Since then, Zachry has built a distinguished career in the workers' comp field, starting with a job as a workers' comp claims adjuster at California Casualty Management Co. After nine months he was promoted to supervisor and a year later he was promoted to senior supervisor, staying in that position for four years.
Then he went to a company called SIP, Self Insurance Plans, which specialized in long and short-term disability administration. There, Zachry worked on Fortune 500 accounts such as Hewlett-Packard and Intel as well as Stanford University. At SIP he was given supervisory responsibility for claims coming from some of the state's cities.
After SIP, Zachry worked for Western Employers as a claims supervisor and settlement specialist, flying around the country settling workers' comp claims. "I'd fly into Dallas on Monday, learn Texas law on Tuesday, then start settling claims on Wednesday," he says. "I did that in Connecticut, Pennsylvania, New Hampshire and Hawaii as well as Texas."
But it was in the late 1990s that Zachry got a big break on the learning curve. That's when, as a senior vice president, he was given responsibility for company staffing and claims at C.E. Heath Insurance in California.
C.E. Heath, an enterprising Australian, was one of the first Lloyd's underwriters who started doing underwriting other than marine for Lloyd's. "He did smallpox, personal property and all sorts of things," Zachry notes. But in California, C.E. Heath Insurance was a workers' comp specialty carrier. Zachry helped Health grow to 10 offices throughout the Western United States, pulling in about $150 million in annual premium.

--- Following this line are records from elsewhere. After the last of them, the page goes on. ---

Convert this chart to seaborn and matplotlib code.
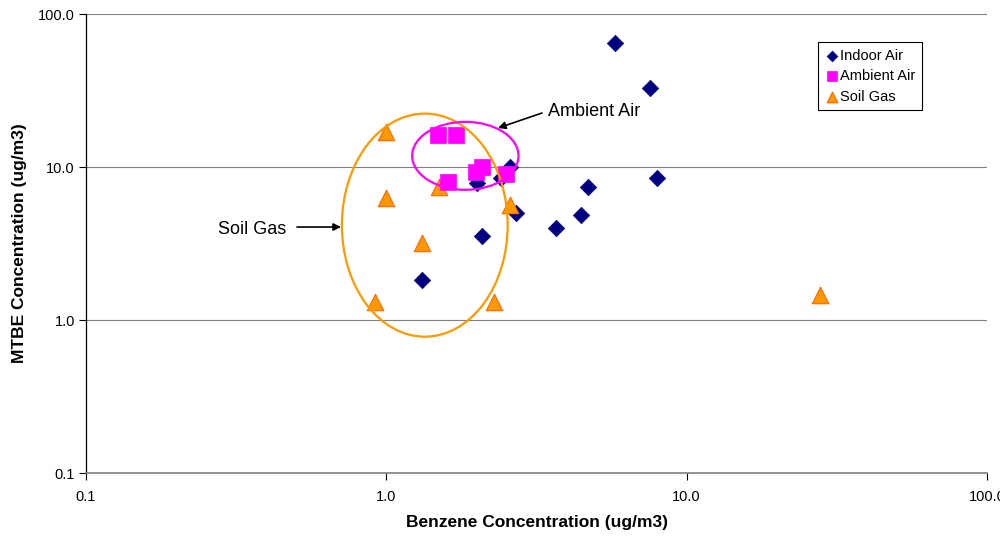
import matplotlib
matplotlib.use("Agg")
import matplotlib.pyplot as plt
from matplotlib.patches import Ellipse
import seaborn as sns
import pandas as pd

# Data (ug/m3)
indoor_benzene = [5.78, 7.55, 7.98, 4.70, 4.46, 3.68, 2.71, 2.59, 2.40, 2.01, 2.09, 1.31]
indoor_mtbe    = [64.7, 32.8, 8.47, 7.40, 4.86, 4.00, 5.00, 10.0, 8.47, 7.86, 3.54, 1.83]

ambient_benzene = [1.49, 1.70, 2.09, 1.99, 2.51, 1.60]
ambient_mtbe    = [16.2, 16.2, 10.0, 9.27, 9.00, 7.98]

soil_benzene = [1.00, 1.00, 1.50, 2.59, 1.31, 0.92, 2.29, 27.8]
soil_mtbe    = [16.9, 6.27, 7.40, 5.65, 3.19, 1.31, 1.31, 1.46]

x_ticks = [0.1, 1.0, 10.0, 100.0]
y_ticks = [0.1, 1.0, 10.0, 100.0]
tick_labels = ["0.1", "1.0", "10.0", "100.0"]

sns.set_theme(style="white")
plt.rcParams['font.family'] = ['Liberation Sans', 'DejaVu Sans']
plt.rcParams['text.color'] = 'black'
plt.rcParams['axes.labelcolor'] = 'black'
plt.rcParams['xtick.color'] = 'black'
plt.rcParams['ytick.color'] = 'black'

fig = plt.figure(figsize=(10, 5.39), dpi=100)
ax = fig.add_axes([0.086, 0.1224, 0.901, 0.8516])

df_in = pd.DataFrame({"x": indoor_benzene, "y": indoor_mtbe})
df_am = pd.DataFrame({"x": ambient_benzene, "y": ambient_mtbe})
df_sg = pd.DataFrame({"x": soil_benzene, "y": soil_mtbe})

ax.set_xscale("log")
ax.set_yscale("log")

sns.scatterplot(data=df_in, x="x", y="y", ax=ax, marker="D", s=70, color="#000080",
                edgecolor="#000080", linewidth=0.5, label="Indoor Air", zorder=3)
sns.scatterplot(data=df_sg, x="x", y="y", ax=ax, marker="^", s=140, color="#FF9900",
                edgecolor="#FF6600", linewidth=0.8, label="Soil Gas", zorder=4)
sns.scatterplot(data=df_am, x="x", y="y", ax=ax, marker="s", s=125, color="#FF00FF",
                edgecolor="#FF00FF", linewidth=0.5, label="Ambient Air", zorder=5)

ax.set_xlim(0.1, 100)
ax.set_ylim(0.1, 100)
ax.set_xticks(x_ticks)
ax.set_xticklabels(tick_labels)
ax.set_yticks(y_ticks)
ax.set_yticklabels(tick_labels)
ax.minorticks_off()
ax.tick_params(axis="both", which="major", labelsize=10.5, colors="black", length=5,
               width=0.8, direction="out", bottom=True, left=True)
ax.tick_params(axis="x", pad=7)
ax.tick_params(axis="y", pad=3)

ax.yaxis.grid(True, color="#808080", linewidth=0.8)
ax.xaxis.grid(False)
ax.set_axisbelow(True)

for side in ["top", "right"]:
    ax.spines[side].set_visible(False)
ax.spines["left"].set_color("black")
ax.spines["bottom"].set_color("#808080")
ax.spines["left"].set_linewidth(0.9)
ax.spines["bottom"].set_linewidth(1.2)

ax.set_xlabel("Benzene Concentration (ug/m3)", fontsize=12.5, fontweight="bold",
              labelpad=8, color="black")
ax.set_ylabel("MTBE Concentration (ug/m3)", fontsize=12.5, fontweight="bold",
              labelpad=8, color="black")

# Ellipses (annotation shapes, in axes fraction coordinates)
ax.add_patch(Ellipse((0.376, 0.540), 0.184, 0.486, transform=ax.transAxes,
                     fill=False, edgecolor="#FF9900", linewidth=1.6, zorder=6))
ax.add_patch(Ellipse((0.421, 0.691), 0.118, 0.148, transform=ax.transAxes,
                     fill=False, edgecolor="#FF00FF", linewidth=1.6, zorder=6))

# Callouts
ax.annotate("", xy=((498 - 86) / 901, (473 - 128) / 459), xycoords="axes fraction",
            xytext=((542 - 86) / 901, (473 - 113) / 459), textcoords="axes fraction",
            arrowprops=dict(arrowstyle="-|>", color="black", lw=1.2, mutation_scale=11,
                            shrinkA=0, shrinkB=0))
ax.text((548 - 86) / 901, (473 - 111) / 459, "Ambient Air", transform=ax.transAxes,
        fontsize=13, ha="left", va="center", color="black")
ax.annotate("", xy=((341 - 86) / 901, (473 - 227) / 459), xycoords="axes fraction",
            xytext=((297 - 86) / 901, (473 - 227) / 459), textcoords="axes fraction",
            arrowprops=dict(arrowstyle="-|>", color="black", lw=1.2, mutation_scale=11,
                            shrinkA=0, shrinkB=0))
ax.text((218 - 86) / 901, (473 - 229) / 459, "Soil Gas", transform=ax.transAxes,
        fontsize=13, ha="left", va="center", color="black")

handles, labels = ax.get_legend_handles_labels()
order = [labels.index(l) for l in ["Indoor Air", "Ambient Air", "Soil Gas"]]
leg = ax.legend([handles[i] for i in order], [labels[i] for i in order],
                loc="upper left", bbox_to_anchor=(0.812, 0.939), fontsize=10.5,
                frameon=True, fancybox=False, edgecolor="black", framealpha=1,
                handletextpad=0.0, handlelength=1.1, borderpad=0.45, labelspacing=0.45,
                borderaxespad=0, markerscale=0.65)
leg.get_frame().set_linewidth(0.8)
for t in leg.get_texts():
    t.set_color("black")

fig.savefig("out.png", dpi=100)
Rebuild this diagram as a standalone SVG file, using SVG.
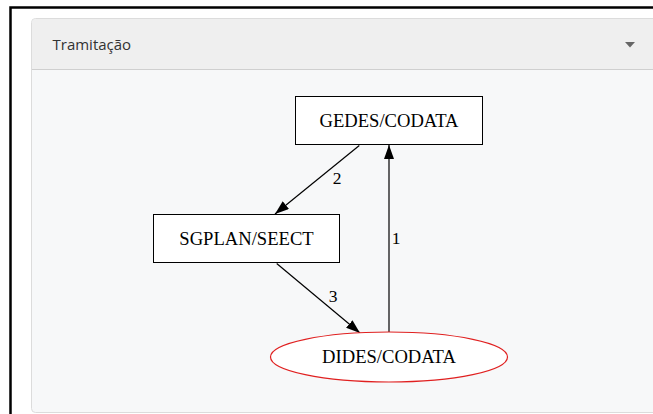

When C.E. Heath joined the 28 other small insurers that went out of business in California in the late 1990s and early 2000s, Zachry jumped ship in 1998 to Zenith Insurance Co., run by the well-known workers' comp insurance figure, Stanley Zax.
"He still to this day is one of the most knowledgeable people in the workers' comp system," says Zachry. "His focus has always been on quality claims administration, quality underwriting, good loss-control effort and he does it pretty much better than anybody else in the system. So he usually makes money at it."
Finally, before joining Safeway, Zachry was part of an Internet startup company, eStellarNet, that created a system for sending bills and reports via the Internet rather than hard copy. Just as the project was beginning to lift off, Sept. 11, 2001, struck and the venture capitalists backing the deal pulled their money almost immediately.
"Fortunately, there was an opening at Safeway," says Zachry, which is where he's been, safe and sound, ever since.